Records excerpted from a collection
[start]
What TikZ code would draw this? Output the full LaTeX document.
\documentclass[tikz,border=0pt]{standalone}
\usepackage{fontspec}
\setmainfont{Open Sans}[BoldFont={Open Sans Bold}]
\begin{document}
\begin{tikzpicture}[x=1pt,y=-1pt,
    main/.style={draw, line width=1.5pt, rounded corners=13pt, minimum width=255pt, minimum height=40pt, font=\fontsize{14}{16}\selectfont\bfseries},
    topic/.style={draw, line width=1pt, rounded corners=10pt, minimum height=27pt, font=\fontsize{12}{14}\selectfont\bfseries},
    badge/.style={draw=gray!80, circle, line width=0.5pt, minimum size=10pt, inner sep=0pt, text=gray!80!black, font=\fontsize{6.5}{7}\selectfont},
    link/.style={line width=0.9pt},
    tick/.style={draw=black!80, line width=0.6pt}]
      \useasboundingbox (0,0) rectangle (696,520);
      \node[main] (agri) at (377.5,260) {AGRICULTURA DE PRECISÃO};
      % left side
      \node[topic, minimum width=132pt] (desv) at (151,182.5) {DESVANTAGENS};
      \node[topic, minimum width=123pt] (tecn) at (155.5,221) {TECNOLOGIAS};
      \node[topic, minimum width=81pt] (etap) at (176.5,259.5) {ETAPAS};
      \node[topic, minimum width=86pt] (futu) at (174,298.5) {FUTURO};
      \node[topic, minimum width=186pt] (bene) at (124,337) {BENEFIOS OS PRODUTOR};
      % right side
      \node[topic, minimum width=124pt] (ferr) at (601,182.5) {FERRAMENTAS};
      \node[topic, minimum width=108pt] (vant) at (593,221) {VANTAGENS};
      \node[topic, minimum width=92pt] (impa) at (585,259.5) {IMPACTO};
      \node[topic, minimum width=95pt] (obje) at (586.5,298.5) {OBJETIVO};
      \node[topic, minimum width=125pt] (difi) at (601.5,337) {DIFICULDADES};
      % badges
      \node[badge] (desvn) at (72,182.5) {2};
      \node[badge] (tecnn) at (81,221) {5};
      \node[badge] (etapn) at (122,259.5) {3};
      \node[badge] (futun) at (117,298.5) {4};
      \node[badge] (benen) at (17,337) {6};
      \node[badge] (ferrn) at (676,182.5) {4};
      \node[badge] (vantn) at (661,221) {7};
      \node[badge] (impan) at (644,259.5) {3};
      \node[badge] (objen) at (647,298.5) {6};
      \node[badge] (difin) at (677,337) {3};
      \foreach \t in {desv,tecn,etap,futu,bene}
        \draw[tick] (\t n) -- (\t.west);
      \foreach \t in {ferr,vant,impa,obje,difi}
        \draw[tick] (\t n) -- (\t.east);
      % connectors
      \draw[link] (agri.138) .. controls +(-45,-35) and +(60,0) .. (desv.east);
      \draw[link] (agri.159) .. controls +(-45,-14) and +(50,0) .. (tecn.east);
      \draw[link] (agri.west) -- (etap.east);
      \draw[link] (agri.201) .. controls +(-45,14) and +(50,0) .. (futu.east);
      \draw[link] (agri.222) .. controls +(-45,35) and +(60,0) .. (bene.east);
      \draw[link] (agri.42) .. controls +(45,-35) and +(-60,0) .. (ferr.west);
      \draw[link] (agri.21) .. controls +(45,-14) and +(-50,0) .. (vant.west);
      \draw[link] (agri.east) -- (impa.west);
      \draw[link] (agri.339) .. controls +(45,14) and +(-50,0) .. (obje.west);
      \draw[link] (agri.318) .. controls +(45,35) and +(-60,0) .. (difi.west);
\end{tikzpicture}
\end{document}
[end]
[start]
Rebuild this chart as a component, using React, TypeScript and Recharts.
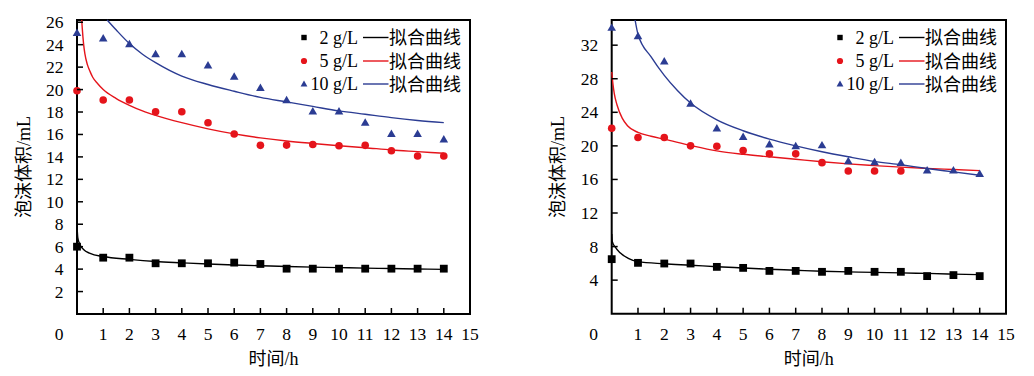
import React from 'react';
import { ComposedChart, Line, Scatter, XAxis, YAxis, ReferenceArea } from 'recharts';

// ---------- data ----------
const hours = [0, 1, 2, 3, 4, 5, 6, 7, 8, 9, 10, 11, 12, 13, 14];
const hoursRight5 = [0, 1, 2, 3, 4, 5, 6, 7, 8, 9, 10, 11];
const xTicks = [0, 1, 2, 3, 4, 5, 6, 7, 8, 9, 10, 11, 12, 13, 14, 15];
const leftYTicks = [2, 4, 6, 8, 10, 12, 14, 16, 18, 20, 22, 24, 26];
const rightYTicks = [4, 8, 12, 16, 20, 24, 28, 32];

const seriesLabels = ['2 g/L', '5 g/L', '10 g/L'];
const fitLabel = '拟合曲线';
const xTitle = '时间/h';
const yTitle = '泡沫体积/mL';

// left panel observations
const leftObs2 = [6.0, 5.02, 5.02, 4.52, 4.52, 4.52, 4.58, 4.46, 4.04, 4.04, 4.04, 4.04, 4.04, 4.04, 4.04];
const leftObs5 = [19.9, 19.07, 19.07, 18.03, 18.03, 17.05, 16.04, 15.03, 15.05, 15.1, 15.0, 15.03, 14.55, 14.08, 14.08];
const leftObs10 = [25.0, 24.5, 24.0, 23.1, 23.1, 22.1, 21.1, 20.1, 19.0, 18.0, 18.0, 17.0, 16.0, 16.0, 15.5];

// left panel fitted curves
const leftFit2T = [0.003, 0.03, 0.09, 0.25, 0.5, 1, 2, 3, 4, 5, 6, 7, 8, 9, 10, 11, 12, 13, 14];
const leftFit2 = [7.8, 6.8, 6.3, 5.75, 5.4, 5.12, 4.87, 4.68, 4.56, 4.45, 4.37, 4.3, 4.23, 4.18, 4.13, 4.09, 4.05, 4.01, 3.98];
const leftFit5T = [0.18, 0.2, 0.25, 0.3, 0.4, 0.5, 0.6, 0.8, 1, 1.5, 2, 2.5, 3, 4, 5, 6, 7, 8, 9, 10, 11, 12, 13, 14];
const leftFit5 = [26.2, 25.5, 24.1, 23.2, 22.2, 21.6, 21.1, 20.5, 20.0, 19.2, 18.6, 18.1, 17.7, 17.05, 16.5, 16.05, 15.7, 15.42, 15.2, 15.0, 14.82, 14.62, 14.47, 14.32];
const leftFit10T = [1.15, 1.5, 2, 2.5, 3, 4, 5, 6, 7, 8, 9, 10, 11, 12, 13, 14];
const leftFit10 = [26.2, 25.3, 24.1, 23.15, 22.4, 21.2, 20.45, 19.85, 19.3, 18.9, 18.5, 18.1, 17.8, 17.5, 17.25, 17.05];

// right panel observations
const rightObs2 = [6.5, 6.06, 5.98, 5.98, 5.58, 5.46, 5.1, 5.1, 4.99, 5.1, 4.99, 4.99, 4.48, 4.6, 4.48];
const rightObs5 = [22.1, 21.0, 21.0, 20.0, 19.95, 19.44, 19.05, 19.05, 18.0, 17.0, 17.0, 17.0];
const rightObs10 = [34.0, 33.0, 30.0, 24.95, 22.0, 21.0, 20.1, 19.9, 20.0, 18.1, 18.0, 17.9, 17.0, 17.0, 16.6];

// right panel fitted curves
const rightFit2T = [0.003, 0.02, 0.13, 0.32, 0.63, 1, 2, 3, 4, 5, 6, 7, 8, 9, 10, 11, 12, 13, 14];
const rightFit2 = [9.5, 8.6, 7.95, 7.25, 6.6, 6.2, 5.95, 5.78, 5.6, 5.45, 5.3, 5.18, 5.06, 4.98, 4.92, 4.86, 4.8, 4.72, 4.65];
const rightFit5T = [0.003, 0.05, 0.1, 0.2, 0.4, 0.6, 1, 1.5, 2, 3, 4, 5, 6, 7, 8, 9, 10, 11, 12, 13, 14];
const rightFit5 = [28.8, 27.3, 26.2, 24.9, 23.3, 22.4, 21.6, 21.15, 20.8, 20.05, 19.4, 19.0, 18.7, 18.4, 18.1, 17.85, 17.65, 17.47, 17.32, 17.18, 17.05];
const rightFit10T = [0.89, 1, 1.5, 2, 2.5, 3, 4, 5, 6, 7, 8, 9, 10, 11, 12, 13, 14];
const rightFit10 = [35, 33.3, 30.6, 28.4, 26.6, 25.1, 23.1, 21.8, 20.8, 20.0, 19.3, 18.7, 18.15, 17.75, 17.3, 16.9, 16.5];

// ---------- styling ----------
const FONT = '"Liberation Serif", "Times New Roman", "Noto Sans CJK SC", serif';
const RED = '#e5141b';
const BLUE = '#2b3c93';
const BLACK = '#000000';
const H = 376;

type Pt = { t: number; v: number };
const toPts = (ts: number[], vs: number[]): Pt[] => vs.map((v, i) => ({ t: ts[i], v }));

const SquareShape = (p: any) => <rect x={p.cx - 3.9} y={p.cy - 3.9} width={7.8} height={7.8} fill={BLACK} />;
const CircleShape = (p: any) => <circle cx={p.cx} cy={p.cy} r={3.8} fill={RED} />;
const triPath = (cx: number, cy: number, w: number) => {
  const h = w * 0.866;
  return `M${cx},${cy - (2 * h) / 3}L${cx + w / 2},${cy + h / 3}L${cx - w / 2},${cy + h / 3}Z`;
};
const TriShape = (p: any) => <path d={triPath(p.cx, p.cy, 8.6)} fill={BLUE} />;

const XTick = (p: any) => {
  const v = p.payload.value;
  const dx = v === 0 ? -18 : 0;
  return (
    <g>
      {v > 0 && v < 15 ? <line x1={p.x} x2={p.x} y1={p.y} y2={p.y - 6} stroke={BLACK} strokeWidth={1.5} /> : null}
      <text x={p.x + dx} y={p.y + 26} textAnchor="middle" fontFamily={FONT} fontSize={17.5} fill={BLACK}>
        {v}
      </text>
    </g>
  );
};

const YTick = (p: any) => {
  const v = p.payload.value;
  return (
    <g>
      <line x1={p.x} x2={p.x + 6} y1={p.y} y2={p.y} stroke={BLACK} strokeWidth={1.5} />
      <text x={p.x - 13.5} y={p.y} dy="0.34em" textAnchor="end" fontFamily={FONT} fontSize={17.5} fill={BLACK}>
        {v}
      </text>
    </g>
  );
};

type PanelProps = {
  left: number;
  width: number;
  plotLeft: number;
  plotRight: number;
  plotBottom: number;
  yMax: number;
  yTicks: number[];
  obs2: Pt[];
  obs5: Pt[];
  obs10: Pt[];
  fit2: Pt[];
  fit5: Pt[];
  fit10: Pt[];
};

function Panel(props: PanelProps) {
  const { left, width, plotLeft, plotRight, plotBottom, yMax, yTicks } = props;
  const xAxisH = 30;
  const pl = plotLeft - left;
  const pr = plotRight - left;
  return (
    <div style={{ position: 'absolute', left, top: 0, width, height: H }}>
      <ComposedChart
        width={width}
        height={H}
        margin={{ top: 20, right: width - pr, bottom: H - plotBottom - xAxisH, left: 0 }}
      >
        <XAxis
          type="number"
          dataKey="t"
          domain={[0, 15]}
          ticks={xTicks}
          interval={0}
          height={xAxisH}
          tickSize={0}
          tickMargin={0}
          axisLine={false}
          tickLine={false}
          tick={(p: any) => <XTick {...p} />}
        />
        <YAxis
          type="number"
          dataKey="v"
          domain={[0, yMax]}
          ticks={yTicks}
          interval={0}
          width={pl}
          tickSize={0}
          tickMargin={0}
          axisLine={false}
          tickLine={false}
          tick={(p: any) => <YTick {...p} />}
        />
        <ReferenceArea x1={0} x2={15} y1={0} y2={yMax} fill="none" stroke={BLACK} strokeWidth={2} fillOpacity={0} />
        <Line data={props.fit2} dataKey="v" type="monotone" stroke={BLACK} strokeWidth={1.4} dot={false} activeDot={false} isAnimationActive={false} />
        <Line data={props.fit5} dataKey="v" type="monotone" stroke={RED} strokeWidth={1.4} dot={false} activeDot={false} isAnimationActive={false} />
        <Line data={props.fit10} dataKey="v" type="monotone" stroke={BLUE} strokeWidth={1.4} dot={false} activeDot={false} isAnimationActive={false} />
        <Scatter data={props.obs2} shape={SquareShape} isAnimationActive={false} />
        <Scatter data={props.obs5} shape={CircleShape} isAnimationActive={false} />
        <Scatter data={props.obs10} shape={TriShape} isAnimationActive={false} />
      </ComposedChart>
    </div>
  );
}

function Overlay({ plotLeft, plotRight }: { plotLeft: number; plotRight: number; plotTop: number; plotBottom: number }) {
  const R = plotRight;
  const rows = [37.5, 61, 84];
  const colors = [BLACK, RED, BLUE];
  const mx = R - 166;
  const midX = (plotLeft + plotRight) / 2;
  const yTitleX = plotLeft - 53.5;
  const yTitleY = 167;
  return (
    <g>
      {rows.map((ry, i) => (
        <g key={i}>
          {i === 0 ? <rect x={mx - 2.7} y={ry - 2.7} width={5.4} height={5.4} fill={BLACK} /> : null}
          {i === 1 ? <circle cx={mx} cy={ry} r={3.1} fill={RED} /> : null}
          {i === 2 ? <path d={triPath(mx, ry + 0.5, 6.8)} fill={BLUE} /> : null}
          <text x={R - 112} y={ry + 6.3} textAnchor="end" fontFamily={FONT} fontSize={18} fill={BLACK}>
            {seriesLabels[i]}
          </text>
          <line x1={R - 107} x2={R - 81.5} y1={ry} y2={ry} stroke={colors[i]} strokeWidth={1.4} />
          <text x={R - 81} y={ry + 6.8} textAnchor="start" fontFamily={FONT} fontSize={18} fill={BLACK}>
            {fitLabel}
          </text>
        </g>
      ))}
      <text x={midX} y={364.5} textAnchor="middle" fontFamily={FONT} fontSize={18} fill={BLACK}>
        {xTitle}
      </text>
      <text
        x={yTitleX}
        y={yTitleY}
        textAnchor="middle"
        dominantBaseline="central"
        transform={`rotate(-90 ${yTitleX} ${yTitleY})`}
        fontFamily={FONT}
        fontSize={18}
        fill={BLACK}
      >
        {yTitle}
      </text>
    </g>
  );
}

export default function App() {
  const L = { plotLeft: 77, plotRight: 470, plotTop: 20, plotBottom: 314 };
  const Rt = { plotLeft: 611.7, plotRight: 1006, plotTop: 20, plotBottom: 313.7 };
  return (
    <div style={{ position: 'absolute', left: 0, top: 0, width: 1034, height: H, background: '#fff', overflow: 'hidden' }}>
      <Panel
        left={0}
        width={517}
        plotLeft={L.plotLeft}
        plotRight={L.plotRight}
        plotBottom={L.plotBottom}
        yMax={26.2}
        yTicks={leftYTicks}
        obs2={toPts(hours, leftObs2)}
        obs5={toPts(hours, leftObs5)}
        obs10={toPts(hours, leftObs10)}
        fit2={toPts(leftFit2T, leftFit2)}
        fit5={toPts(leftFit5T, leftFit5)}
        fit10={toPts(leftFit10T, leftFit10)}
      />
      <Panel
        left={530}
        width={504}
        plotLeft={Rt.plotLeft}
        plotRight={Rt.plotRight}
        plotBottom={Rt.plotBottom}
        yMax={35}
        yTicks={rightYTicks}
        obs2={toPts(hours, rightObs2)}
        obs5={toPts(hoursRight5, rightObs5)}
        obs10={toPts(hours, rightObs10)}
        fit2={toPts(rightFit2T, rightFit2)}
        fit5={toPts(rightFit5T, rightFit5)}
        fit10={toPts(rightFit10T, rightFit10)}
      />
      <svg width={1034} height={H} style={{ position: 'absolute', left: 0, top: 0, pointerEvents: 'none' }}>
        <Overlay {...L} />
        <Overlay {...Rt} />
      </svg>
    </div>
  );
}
[end]
EXERCISE AIM> Locate each line with the word "this" and copy it.

FULL ANSWER>
What TikZ code would draw this? Output the full LaTeX document.
Rebuild this chart as a component, using React, TypeScript and Recharts.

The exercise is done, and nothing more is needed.